**Material provided:**
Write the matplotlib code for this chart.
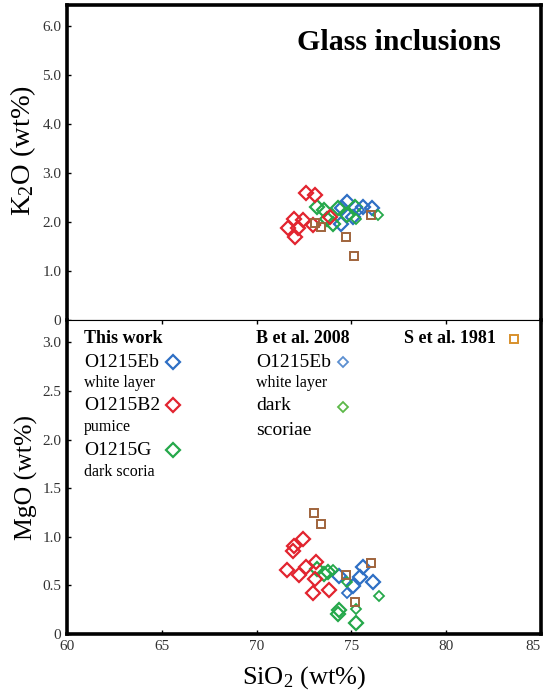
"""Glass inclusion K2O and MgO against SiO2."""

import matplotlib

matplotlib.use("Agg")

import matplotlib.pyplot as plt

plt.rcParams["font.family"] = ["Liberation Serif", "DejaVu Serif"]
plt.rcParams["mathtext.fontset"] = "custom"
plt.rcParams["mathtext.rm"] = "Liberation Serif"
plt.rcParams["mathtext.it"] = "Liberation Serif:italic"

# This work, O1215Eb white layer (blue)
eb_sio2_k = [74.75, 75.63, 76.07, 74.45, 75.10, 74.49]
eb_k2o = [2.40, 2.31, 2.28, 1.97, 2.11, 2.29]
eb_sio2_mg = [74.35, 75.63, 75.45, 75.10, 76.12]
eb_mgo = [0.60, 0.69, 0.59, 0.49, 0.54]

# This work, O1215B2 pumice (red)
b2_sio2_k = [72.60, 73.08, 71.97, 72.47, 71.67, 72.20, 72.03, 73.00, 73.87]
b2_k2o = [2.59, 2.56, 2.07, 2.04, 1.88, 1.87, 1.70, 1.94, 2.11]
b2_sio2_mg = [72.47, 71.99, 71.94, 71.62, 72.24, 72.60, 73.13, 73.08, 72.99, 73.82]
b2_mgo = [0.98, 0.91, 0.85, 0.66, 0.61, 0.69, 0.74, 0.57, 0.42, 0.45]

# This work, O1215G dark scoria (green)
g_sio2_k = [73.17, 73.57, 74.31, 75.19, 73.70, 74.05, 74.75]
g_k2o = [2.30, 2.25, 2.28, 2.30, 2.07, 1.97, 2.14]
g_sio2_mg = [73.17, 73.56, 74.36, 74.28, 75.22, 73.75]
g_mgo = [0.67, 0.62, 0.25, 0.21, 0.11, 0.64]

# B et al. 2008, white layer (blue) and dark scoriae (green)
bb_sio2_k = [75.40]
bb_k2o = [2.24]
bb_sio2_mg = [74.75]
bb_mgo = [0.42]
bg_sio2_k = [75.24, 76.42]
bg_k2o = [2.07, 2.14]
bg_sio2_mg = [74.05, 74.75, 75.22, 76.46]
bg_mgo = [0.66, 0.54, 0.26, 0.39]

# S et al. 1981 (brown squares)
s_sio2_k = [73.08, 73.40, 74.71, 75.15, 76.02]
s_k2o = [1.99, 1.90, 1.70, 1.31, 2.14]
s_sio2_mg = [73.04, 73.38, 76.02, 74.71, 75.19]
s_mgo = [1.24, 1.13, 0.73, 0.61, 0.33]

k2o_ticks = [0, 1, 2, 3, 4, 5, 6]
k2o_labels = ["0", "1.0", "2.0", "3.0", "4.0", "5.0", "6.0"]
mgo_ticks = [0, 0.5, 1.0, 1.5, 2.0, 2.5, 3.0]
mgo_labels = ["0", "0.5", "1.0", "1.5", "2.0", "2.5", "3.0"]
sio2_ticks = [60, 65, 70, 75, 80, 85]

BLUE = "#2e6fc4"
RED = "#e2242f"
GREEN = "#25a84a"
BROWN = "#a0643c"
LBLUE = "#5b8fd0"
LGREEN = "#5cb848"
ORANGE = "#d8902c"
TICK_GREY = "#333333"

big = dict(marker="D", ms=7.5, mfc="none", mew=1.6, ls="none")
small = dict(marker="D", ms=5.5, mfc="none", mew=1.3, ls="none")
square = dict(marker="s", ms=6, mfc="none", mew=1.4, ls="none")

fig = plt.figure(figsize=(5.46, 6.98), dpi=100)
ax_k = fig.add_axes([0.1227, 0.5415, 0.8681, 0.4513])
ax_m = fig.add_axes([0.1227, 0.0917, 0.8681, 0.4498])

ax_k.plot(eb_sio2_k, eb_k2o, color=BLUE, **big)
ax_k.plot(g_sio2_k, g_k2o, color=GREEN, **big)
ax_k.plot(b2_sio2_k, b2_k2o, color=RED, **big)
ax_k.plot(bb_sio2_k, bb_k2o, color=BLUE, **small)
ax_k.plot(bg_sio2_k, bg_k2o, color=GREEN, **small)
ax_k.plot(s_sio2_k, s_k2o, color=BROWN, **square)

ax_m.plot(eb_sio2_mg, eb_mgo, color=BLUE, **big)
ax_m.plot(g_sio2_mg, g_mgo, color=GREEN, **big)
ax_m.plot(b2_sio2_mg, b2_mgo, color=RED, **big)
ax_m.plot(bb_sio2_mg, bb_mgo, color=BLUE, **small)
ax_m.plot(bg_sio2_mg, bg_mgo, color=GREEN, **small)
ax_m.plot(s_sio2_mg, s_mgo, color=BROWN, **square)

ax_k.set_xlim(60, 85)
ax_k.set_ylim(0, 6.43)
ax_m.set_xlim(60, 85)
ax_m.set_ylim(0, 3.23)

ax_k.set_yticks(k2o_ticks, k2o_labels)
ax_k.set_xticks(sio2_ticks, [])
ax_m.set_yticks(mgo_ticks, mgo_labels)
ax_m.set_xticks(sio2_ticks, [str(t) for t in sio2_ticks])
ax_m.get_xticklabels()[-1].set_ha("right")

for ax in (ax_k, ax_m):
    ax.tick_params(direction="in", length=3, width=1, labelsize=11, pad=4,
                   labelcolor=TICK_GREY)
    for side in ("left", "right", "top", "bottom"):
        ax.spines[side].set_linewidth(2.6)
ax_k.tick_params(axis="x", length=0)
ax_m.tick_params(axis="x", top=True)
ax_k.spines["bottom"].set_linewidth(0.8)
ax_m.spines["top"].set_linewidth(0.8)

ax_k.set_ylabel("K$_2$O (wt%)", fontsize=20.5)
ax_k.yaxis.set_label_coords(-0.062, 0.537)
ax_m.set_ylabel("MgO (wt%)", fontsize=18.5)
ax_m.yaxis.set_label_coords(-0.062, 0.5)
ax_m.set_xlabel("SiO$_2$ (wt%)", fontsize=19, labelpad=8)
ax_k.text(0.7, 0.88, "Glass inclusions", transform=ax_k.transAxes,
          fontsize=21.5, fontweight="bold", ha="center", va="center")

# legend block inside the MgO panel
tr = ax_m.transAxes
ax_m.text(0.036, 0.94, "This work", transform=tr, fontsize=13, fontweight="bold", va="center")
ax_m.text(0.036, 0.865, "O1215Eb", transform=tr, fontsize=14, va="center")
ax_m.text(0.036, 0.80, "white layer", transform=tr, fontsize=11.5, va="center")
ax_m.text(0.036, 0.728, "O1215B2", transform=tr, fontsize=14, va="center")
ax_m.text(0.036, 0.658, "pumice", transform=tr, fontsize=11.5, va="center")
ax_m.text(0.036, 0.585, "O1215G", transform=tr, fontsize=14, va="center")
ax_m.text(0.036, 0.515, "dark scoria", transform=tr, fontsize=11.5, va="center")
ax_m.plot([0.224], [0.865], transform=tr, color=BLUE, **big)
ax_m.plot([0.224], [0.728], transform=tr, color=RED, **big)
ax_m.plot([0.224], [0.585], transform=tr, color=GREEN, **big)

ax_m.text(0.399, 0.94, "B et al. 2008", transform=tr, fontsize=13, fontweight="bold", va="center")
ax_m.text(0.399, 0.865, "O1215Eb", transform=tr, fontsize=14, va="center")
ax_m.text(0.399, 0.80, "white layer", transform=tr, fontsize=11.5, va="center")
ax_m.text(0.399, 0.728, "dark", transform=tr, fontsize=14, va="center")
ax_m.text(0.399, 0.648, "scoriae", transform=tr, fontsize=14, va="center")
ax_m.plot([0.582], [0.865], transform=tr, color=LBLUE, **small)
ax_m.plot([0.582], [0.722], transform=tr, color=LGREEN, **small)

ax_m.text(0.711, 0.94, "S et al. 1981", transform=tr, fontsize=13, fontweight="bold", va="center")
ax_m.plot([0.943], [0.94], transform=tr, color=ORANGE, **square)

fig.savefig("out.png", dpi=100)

**Written request:**
Repeat the material above word for word and skip every image in it.

**Answer to this problem:**
Write the matplotlib code for this chart.
"""Glass inclusion K2O and MgO against SiO2."""

import matplotlib

matplotlib.use("Agg")

import matplotlib.pyplot as plt

plt.rcParams["font.family"] = ["Liberation Serif", "DejaVu Serif"]
plt.rcParams["mathtext.fontset"] = "custom"
plt.rcParams["mathtext.rm"] = "Liberation Serif"
plt.rcParams["mathtext.it"] = "Liberation Serif:italic"

# This work, O1215Eb white layer (blue)
eb_sio2_k = [74.75, 75.63, 76.07, 74.45, 75.10, 74.49]
eb_k2o = [2.40, 2.31, 2.28, 1.97, 2.11, 2.29]
eb_sio2_mg = [74.35, 75.63, 75.45, 75.10, 76.12]
eb_mgo = [0.60, 0.69, 0.59, 0.49, 0.54]

# This work, O1215B2 pumice (red)
b2_sio2_k = [72.60, 73.08, 71.97, 72.47, 71.67, 72.20, 72.03, 73.00, 73.87]
b2_k2o = [2.59, 2.56, 2.07, 2.04, 1.88, 1.87, 1.70, 1.94, 2.11]
b2_sio2_mg = [72.47, 71.99, 71.94, 71.62, 72.24, 72.60, 73.13, 73.08, 72.99, 73.82]
b2_mgo = [0.98, 0.91, 0.85, 0.66, 0.61, 0.69, 0.74, 0.57, 0.42, 0.45]

# This work, O1215G dark scoria (green)
g_sio2_k = [73.17, 73.57, 74.31, 75.19, 73.70, 74.05, 74.75]
g_k2o = [2.30, 2.25, 2.28, 2.30, 2.07, 1.97, 2.14]
g_sio2_mg = [73.17, 73.56, 74.36, 74.28, 75.22, 73.75]
g_mgo = [0.67, 0.62, 0.25, 0.21, 0.11, 0.64]

# B et al. 2008, white layer (blue) and dark scoriae (green)
bb_sio2_k = [75.40]
bb_k2o = [2.24]
bb_sio2_mg = [74.75]
bb_mgo = [0.42]
bg_sio2_k = [75.24, 76.42]
bg_k2o = [2.07, 2.14]
bg_sio2_mg = [74.05, 74.75, 75.22, 76.46]
bg_mgo = [0.66, 0.54, 0.26, 0.39]

# S et al. 1981 (brown squares)
s_sio2_k = [73.08, 73.40, 74.71, 75.15, 76.02]
s_k2o = [1.99, 1.90, 1.70, 1.31, 2.14]
s_sio2_mg = [73.04, 73.38, 76.02, 74.71, 75.19]
s_mgo = [1.24, 1.13, 0.73, 0.61, 0.33]

k2o_ticks = [0, 1, 2, 3, 4, 5, 6]
k2o_labels = ["0", "1.0", "2.0", "3.0", "4.0", "5.0", "6.0"]
mgo_ticks = [0, 0.5, 1.0, 1.5, 2.0, 2.5, 3.0]
mgo_labels = ["0", "0.5", "1.0", "1.5", "2.0", "2.5", "3.0"]
sio2_ticks = [60, 65, 70, 75, 80, 85]

BLUE = "#2e6fc4"
RED = "#e2242f"
GREEN = "#25a84a"
BROWN = "#a0643c"
LBLUE = "#5b8fd0"
LGREEN = "#5cb848"
ORANGE = "#d8902c"
TICK_GREY = "#333333"

big = dict(marker="D", ms=7.5, mfc="none", mew=1.6, ls="none")
small = dict(marker="D", ms=5.5, mfc="none", mew=1.3, ls="none")
square = dict(marker="s", ms=6, mfc="none", mew=1.4, ls="none")

fig = plt.figure(figsize=(5.46, 6.98), dpi=100)
ax_k = fig.add_axes([0.1227, 0.5415, 0.8681, 0.4513])
ax_m = fig.add_axes([0.1227, 0.0917, 0.8681, 0.4498])

ax_k.plot(eb_sio2_k, eb_k2o, color=BLUE, **big)
ax_k.plot(g_sio2_k, g_k2o, color=GREEN, **big)
ax_k.plot(b2_sio2_k, b2_k2o, color=RED, **big)
ax_k.plot(bb_sio2_k, bb_k2o, color=BLUE, **small)
ax_k.plot(bg_sio2_k, bg_k2o, color=GREEN, **small)
ax_k.plot(s_sio2_k, s_k2o, color=BROWN, **square)

ax_m.plot(eb_sio2_mg, eb_mgo, color=BLUE, **big)
ax_m.plot(g_sio2_mg, g_mgo, color=GREEN, **big)
ax_m.plot(b2_sio2_mg, b2_mgo, color=RED, **big)
ax_m.plot(bb_sio2_mg, bb_mgo, color=BLUE, **small)
ax_m.plot(bg_sio2_mg, bg_mgo, color=GREEN, **small)
ax_m.plot(s_sio2_mg, s_mgo, color=BROWN, **square)

ax_k.set_xlim(60, 85)
ax_k.set_ylim(0, 6.43)
ax_m.set_xlim(60, 85)
ax_m.set_ylim(0, 3.23)

ax_k.set_yticks(k2o_ticks, k2o_labels)
ax_k.set_xticks(sio2_ticks, [])
ax_m.set_yticks(mgo_ticks, mgo_labels)
ax_m.set_xticks(sio2_ticks, [str(t) for t in sio2_ticks])
ax_m.get_xticklabels()[-1].set_ha("right")

for ax in (ax_k, ax_m):
    ax.tick_params(direction="in", length=3, width=1, labelsize=11, pad=4,
                   labelcolor=TICK_GREY)
    for side in ("left", "right", "top", "bottom"):
        ax.spines[side].set_linewidth(2.6)
ax_k.tick_params(axis="x", length=0)
ax_m.tick_params(axis="x", top=True)
ax_k.spines["bottom"].set_linewidth(0.8)
ax_m.spines["top"].set_linewidth(0.8)

ax_k.set_ylabel("K$_2$O (wt%)", fontsize=20.5)
ax_k.yaxis.set_label_coords(-0.062, 0.537)
ax_m.set_ylabel("MgO (wt%)", fontsize=18.5)
ax_m.yaxis.set_label_coords(-0.062, 0.5)
ax_m.set_xlabel("SiO$_2$ (wt%)", fontsize=19, labelpad=8)
ax_k.text(0.7, 0.88, "Glass inclusions", transform=ax_k.transAxes,
          fontsize=21.5, fontweight="bold", ha="center", va="center")

# legend block inside the MgO panel
tr = ax_m.transAxes
ax_m.text(0.036, 0.94, "This work", transform=tr, fontsize=13, fontweight="bold", va="center")
ax_m.text(0.036, 0.865, "O1215Eb", transform=tr, fontsize=14, va="center")
ax_m.text(0.036, 0.80, "white layer", transform=tr, fontsize=11.5, va="center")
ax_m.text(0.036, 0.728, "O1215B2", transform=tr, fontsize=14, va="center")
ax_m.text(0.036, 0.658, "pumice", transform=tr, fontsize=11.5, va="center")
ax_m.text(0.036, 0.585, "O1215G", transform=tr, fontsize=14, va="center")
ax_m.text(0.036, 0.515, "dark scoria", transform=tr, fontsize=11.5, va="center")
ax_m.plot([0.224], [0.865], transform=tr, color=BLUE, **big)
ax_m.plot([0.224], [0.728], transform=tr, color=RED, **big)
ax_m.plot([0.224], [0.585], transform=tr, color=GREEN, **big)

ax_m.text(0.399, 0.94, "B et al. 2008", transform=tr, fontsize=13, fontweight="bold", va="center")
ax_m.text(0.399, 0.865, "O1215Eb", transform=tr, fontsize=14, va="center")
ax_m.text(0.399, 0.80, "white layer", transform=tr, fontsize=11.5, va="center")
ax_m.text(0.399, 0.728, "dark", transform=tr, fontsize=14, va="center")
ax_m.text(0.399, 0.648, "scoriae", transform=tr, fontsize=14, va="center")
ax_m.plot([0.582], [0.865], transform=tr, color=LBLUE, **small)
ax_m.plot([0.582], [0.722], transform=tr, color=LGREEN, **small)

ax_m.text(0.711, 0.94, "S et al. 1981", transform=tr, fontsize=13, fontweight="bold", va="center")
ax_m.plot([0.943], [0.94], transform=tr, color=ORANGE, **square)

fig.savefig("out.png", dpi=100)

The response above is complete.